=== Information provided ===
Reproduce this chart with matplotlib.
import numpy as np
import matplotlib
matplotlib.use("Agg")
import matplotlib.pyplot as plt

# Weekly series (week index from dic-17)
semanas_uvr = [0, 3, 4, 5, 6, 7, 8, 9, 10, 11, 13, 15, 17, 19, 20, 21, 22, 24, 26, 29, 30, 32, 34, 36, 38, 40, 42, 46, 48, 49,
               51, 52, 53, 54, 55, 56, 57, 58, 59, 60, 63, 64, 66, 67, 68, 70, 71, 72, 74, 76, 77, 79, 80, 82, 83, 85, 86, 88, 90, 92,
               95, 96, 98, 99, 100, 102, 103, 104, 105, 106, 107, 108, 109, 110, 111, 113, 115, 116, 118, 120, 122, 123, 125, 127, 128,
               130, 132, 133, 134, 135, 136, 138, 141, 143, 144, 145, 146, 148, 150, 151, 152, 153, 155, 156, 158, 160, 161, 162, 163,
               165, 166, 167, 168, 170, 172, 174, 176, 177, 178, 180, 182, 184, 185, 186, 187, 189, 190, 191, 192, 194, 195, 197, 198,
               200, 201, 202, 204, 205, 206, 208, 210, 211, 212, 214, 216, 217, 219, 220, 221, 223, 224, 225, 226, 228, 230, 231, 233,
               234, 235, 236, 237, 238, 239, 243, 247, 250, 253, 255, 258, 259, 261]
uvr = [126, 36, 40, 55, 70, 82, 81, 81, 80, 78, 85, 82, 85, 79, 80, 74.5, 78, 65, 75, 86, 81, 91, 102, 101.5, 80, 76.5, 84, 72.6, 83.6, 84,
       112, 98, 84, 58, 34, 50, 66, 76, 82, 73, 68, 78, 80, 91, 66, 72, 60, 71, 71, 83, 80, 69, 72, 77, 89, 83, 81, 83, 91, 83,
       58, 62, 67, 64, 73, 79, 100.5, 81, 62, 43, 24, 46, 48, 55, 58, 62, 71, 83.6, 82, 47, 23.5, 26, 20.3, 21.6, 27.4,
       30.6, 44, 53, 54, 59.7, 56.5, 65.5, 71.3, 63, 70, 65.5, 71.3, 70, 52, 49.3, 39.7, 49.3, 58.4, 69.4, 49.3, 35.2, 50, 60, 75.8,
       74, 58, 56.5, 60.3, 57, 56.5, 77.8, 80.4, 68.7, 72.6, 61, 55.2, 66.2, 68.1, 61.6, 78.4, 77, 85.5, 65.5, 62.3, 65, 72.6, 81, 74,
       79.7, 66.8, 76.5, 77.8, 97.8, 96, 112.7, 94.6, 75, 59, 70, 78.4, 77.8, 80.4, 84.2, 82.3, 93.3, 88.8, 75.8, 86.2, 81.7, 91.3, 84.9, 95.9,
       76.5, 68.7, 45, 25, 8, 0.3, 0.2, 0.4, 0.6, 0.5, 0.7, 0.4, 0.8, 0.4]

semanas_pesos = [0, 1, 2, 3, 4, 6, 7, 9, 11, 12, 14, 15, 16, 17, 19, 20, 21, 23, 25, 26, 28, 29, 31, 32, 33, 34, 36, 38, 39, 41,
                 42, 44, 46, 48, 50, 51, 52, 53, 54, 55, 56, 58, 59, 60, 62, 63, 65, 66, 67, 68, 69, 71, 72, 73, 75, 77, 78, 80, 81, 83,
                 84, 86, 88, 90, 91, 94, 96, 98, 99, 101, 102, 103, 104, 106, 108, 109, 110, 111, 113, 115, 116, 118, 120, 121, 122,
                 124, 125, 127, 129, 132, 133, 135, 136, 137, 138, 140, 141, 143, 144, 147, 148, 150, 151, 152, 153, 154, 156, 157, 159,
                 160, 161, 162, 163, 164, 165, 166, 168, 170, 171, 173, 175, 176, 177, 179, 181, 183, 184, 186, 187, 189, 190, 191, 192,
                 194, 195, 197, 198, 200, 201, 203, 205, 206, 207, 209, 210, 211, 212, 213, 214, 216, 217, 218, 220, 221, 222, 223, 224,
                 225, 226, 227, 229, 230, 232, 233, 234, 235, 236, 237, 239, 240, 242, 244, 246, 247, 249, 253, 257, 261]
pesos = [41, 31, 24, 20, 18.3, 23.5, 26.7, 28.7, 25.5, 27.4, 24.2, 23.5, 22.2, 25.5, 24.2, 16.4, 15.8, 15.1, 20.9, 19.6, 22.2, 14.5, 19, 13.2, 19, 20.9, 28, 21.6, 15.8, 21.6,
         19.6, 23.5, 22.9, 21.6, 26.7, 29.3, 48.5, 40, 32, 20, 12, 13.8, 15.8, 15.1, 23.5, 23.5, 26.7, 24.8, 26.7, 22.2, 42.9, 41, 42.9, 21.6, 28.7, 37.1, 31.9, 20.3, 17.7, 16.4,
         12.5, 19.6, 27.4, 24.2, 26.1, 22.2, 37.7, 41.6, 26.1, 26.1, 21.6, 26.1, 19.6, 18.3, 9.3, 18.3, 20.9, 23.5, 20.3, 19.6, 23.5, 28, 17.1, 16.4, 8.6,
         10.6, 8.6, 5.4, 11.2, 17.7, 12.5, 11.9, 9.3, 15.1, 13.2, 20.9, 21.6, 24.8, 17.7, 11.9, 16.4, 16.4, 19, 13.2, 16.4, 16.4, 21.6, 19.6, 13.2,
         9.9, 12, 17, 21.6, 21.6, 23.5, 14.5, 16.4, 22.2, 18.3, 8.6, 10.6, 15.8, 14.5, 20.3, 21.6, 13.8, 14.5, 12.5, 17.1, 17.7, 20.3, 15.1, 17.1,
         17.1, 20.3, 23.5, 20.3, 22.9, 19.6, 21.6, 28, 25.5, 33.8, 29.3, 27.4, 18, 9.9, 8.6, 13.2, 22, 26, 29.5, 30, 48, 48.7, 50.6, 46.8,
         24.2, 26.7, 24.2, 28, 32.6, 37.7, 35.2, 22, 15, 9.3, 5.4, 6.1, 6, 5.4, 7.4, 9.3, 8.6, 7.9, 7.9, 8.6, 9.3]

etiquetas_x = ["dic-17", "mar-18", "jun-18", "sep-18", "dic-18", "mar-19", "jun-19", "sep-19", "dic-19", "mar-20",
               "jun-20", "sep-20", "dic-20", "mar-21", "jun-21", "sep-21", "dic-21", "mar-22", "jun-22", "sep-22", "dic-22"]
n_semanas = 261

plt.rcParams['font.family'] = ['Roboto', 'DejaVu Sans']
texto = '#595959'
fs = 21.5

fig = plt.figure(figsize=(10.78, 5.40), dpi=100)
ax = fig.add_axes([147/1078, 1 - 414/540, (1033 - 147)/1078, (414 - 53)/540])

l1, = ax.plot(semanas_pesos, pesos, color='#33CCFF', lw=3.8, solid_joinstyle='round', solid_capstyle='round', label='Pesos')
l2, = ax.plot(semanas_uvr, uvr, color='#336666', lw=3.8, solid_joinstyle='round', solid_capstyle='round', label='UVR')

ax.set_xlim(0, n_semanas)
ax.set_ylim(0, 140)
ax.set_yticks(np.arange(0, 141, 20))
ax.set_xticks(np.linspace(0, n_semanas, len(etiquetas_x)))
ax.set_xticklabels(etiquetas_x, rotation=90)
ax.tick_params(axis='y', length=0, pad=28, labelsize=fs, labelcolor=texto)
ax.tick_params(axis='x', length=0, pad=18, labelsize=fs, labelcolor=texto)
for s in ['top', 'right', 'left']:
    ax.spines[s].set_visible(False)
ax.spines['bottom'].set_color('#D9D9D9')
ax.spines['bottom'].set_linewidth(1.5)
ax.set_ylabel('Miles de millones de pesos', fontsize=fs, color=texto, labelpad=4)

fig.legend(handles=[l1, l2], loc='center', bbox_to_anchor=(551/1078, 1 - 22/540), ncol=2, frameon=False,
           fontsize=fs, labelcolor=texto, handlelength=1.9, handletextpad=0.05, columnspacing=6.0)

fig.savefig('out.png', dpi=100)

=== Task brief ===
Set down, exactly as written, each line of the data from its opening line through the one containing "import matplotlib.pyplot as plt". Output nothing more.

=== The completed task ===
Reproduce this chart with matplotlib.
import numpy as np
import matplotlib
matplotlib.use("Agg")
import matplotlib.pyplot as plt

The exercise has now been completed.